Without hesitating, he’d say, “Yes.”
Then he’d whisper, very loudly, “Nobody’s waiting for you at any Pearly Gates. There’s no judgment day. There AIN’T NO SPOOKS.”
And he’d say, “Some of you aren’t going believe that, even with me not-standing right here telling you. But I went, and I looked, and I saw for myself, first-hand, that what I was telling you all that time was true: THERE AIN’T NO SPOOKS. And what you really won’t believe, what will really shock you, is there’s no hell either, and I’m not in it.
“So for the disbelievers among you, I quote the Book of Matthew: ‘Ye serpents, ye generation of vipers, how can ye escape the damnation of hell?’

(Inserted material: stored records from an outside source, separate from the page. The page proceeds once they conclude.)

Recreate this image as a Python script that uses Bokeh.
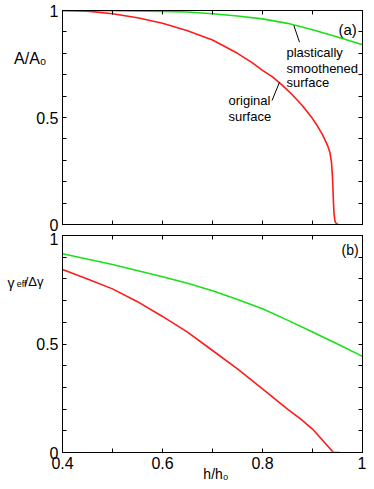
import json
from bokeh.plotting import figure
from bokeh.layouts import column
from bokeh.models import FixedTicker, CustomJSTickFormatter, LinearAxis, Label, Range1d
from bokeh.embed import file_html
from bokeh.resources import INLINE

# ---------------- data ----------------
x_ticks = [0.4, 0.5, 0.6, 0.7, 0.8, 0.9, 1.0]
x_tick_labels = {0.4: "0.4", 0.6: "0.6", 0.8: "0.8", 1.0: "1"}
y_ticks = [0.0, 0.1, 0.2, 0.3, 0.4, 0.5, 0.6, 0.7, 0.8, 0.9, 1.0]
y_tick_labels = {0.0: "0", 0.5: "0.5", 1.0: "1"}

# panel (a): A/A0
a_orig_x = [0.40, 0.45, 0.50, 0.55, 0.60, 0.65, 0.70, 0.75, 0.78, 0.80, 0.82, 0.84, 0.86,
            0.88, 0.90, 0.91, 0.92, 0.93, 0.935, 0.938, 0.940, 0.941, 0.942, 0.943,
            0.945, 0.948, 0.952]
a_orig_y = [1.0, 0.997, 0.985, 0.966, 0.94, 0.905, 0.862, 0.80, 0.755, 0.72, 0.69, 0.65, 0.605,
            0.555, 0.495, 0.46, 0.42, 0.37, 0.335, 0.29, 0.22, 0.159, 0.10, 0.051,
            0.015, 0.003, 0.0]
a_smooth_x = [0.40, 0.50, 0.60, 0.65, 0.70, 0.75, 0.80, 0.85, 0.90, 0.95, 1.0]
a_smooth_y = [1.0, 0.999, 0.996, 0.993, 0.985, 0.974, 0.961, 0.94, 0.91, 0.876, 0.84]

# panel (b): gamma_eff / delta gamma
b_orig_x = [0.40, 0.45, 0.50, 0.55, 0.60, 0.65, 0.70, 0.75, 0.80, 0.85, 0.876, 0.90, 0.942, 0.955]
b_orig_y = [0.843, 0.80, 0.754, 0.695, 0.627, 0.555, 0.47, 0.385, 0.293, 0.20, 0.155, 0.108, 0.0, 0.0]
b_smooth_x = [0.40, 0.50, 0.60, 0.65, 0.70, 0.75, 0.80, 0.85, 0.90, 0.95, 1.0]
b_smooth_y = [0.916, 0.866, 0.81, 0.78, 0.745, 0.705, 0.662, 0.61, 0.555, 0.50, 0.443]

RED = "#ff1a1a"
GREEN = "#1adf1a"
FONT = "Liberation Sans"


def fmt(labels):
    m = json.dumps({f"{k:.1f}": v for k, v in labels.items()})
    return CustomJSTickFormatter(code=f"const m = {m}; const k = tick.toFixed(1); return (k in m) ? m[k] : '';")


def style_axis(ax, ticks, labels, show):
    ax.ticker = FixedTicker(ticks=ticks)
    ax.axis_line_color = "black"
    ax.major_tick_line_color = "black"
    ax.major_tick_in = 4
    ax.major_tick_out = 0
    ax.minor_tick_line_color = None
    if show:
        ax.formatter = fmt(labels)
        ax.major_label_text_font = FONT
        ax.major_label_text_font_size = "16px"
        ax.major_label_text_color = "black"
        ax.major_label_standoff = 4
    else:
        ax.formatter = fmt({})
        ax.major_label_text_font_size = "0px"
        ax.major_label_standoff = 0


def text_axis(p, side, pos, text, size, standoff):
    # an axis used only to place one horizontal text outside the frame
    ax = LinearAxis(ticker=FixedTicker(ticks=[pos]),
                    formatter=CustomJSTickFormatter(code=f"return {json.dumps(text)};"),
                    axis_line_color=None, major_tick_line_color=None,
                    minor_tick_line_color=None, major_tick_in=0, major_tick_out=0,
                    major_label_standoff=standoff, major_label_text_font=FONT,
                    major_label_text_font_size=size, major_label_text_color="black")
    p.add_layout(ax, side)


def make_fig(frame_h, top, bottom, show_x):
    p = figure(frame_width=300, frame_height=frame_h,
               x_range=Range1d(0.4, 1.0), y_range=Range1d(0.0, 1.0),
               output_backend="svg", toolbar_location=None,
               min_border_left=62, min_border_right=4,
               min_border_top=top, min_border_bottom=bottom)
    p.xgrid.visible = False
    p.ygrid.visible = False
    p.outline_line_color = "black"
    p.background_fill_color = "white"
    p.border_fill_color = "white"
    style_axis(p.xaxis[0], x_ticks, x_tick_labels, show_x)
    style_axis(p.yaxis[0], y_ticks, y_tick_labels, True)
    ax_top = LinearAxis()
    style_axis(ax_top, x_ticks, {}, False)
    p.add_layout(ax_top, "above")
    ax_right = LinearAxis()
    style_axis(ax_right, y_ticks, {}, False)
    p.add_layout(ax_right, "right")
    return p


def lab(p, x, y, text, size):
    p.add_layout(Label(x=x, y=y, text=text, text_font=FONT, text_font_size=size,
                       text_color="black", text_align="left", text_baseline="alphabetic"))


# ---------------- panel (a) ----------------
p1 = make_fig(214, 10, 8, False)
p1.line(a_smooth_x, a_smooth_y, line_color=GREEN, line_width=1.6)
p1.line(a_orig_x, a_orig_y, line_color=RED, line_width=1.6)
p1.line([0.8627, 0.874], [0.930, 0.852], line_color="black", line_width=1)
p1.line([0.834, 0.819], [0.665, 0.579], line_color="black", line_width=1)
lab(p1, 0.848, 0.804, "plastically", "13px")
lab(p1, 0.848, 0.729, "smoothened", "13px")
lab(p1, 0.848, 0.664, "surface", "13px")
lab(p1, 0.732, 0.579, "original", "13px")
lab(p1, 0.732, 0.505, "surface", "13px")
lab(p1, 0.952, 0.911, "(a)", "15px")
text_axis(p1, "left", 0.778, "A/A₀", "16px", -13)

# ---------------- panel (b) ----------------
p2 = make_fig(217, 3, 28, True)
p2.line(b_smooth_x, b_smooth_y, line_color=GREEN, line_width=1.6)
p2.line(b_orig_x, b_orig_y, line_color=RED, line_width=1.6)
lab(p2, 0.958, 0.935, "(b)", "14px")
text_axis(p2, "left", 0.790, "/Δγ", "13px", -10)
text_axis(p2, "left", 0.777, "eff", "9px", -5)
text_axis(p2, "left", 0.782, "γ", "14px", -1)
text_axis(p2, "below", 0.707, "h/h₀", "14px", -6)

layout = column(p1, p2, spacing=0)
open("out.html", "w").write(file_html(layout, INLINE))
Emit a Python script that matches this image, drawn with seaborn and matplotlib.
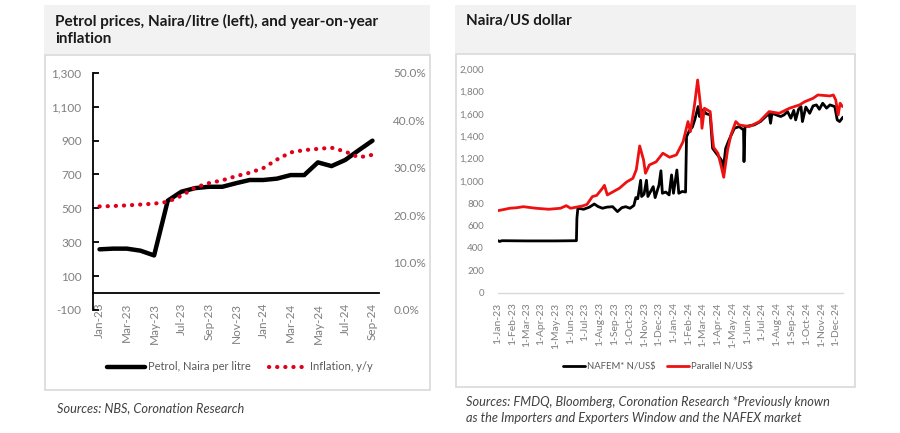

“Here’s how: Forget judgment day. Forget the great by and by. It’s not about redemption and whosoever believeth-ing on Him having everlasting life. You don’t get everlasting life. But you do have some time right here, and right now. Play the game that way. As if what you do here and now matters.
“And I mean right now. Because you won’t be around to see what goes down at your funeral. Funerals aren’t for us dead folks. Don’t sweat it. The thing to do at a funeral is take a look at how much you all go around not copping to your love for each other. When you go to a funeral, take a look at how much people love people. Yes. That’s right. Take a look at how much you’re loved.”
He might quote the Book of Matthew again: “ ‘He that is greatest among you shall be your servant.’” And maybe he’d emphasize: “Your servant. Not your tyrant.”
And say, “Usually, most of the time, by and large, as a rule, it’s the not-famous, the not-rich who are the most powerful and most influential. They’re unquestionably the most important. Now, as always, for eternity, they anonymously build, they anonymously are, our great civilizations.”
“And while I’m at it: there’s no government or community out there, up there, or anywhere that isn’t right here. Your community isn’t greater than the sum of its parts. It’s no better than the best of you. So get out there and bully the bullies. Take on the goddamn sons of bitches who’ve eviscerated your systems of elected government, silenced your press, seized your property, and blinded you to your rights. Get off your bleepin’ asses and guard your laws, your freedoms, your institutions, your prosperity, your life, liberty, and happiness. Stand up to anybody who overtaxes, overworks, and overlooks you. Show anybody who poisons your water or earth a better way. Knock down anybody who tries to sell you your own life. Shout down anybody who tries to cloud your gentle truth with their violent dogma.”
And then maybe he’d take his 2006 Day Planner out of his back pocket, and turn to December 26, 2005, and read what he wrote there:
"If you’re Christian soldiers, march with pious feet.
Pound the drum of truth. Hear the wakened beat.
Don’t trust in false salvation. Don’t follow paths of fools.
And history may someday say, 'Now human freedom rules.' ”
Thinking he was finished, I’d say, “Um…”
And he’d shout, “Listen for Christ’s sake!”
“What you are up against now is not for the lazy. Not for the feint of heart. A lot of people will smear truth and justice for selfish reasons. A lot of people aren’t going to listen. A lot of people are going to get in your way. Don’t chicken out. Tackle this head on. Use everything you’ve got to live up to the challenge of asking, and honestly recognizing, what's possible and what's right. Hold forth for that. Never give up. Start over, again and again and again if you have to. Walk the path of justice, integrity, compassion, and truth, even if you have to go it alone. Even if you think you don’t know what to do.”
He might raise his hand and point at this sky, this dirt, this world and say: “This is the Promised Land. Here’s your heaven. Right here, right now. You be the angels.
“And you be the Yankees. And you be the Pirates. And you be the Red Sox.” And then he’d turn the country into one big baseball tournament, organize us all into our most effective positions, put himself in the third-base coach-box, point to America’s classic home-plate goals, and yell like he did at all his Little Leaguers, “Dig! Dig! Dig!”
And after we’ve had a lot of fun winning the game of freedom and justice, the last thing he’d try to say is “Give ‘em hell. I love you all.”
But he never would. He’d get too choked up.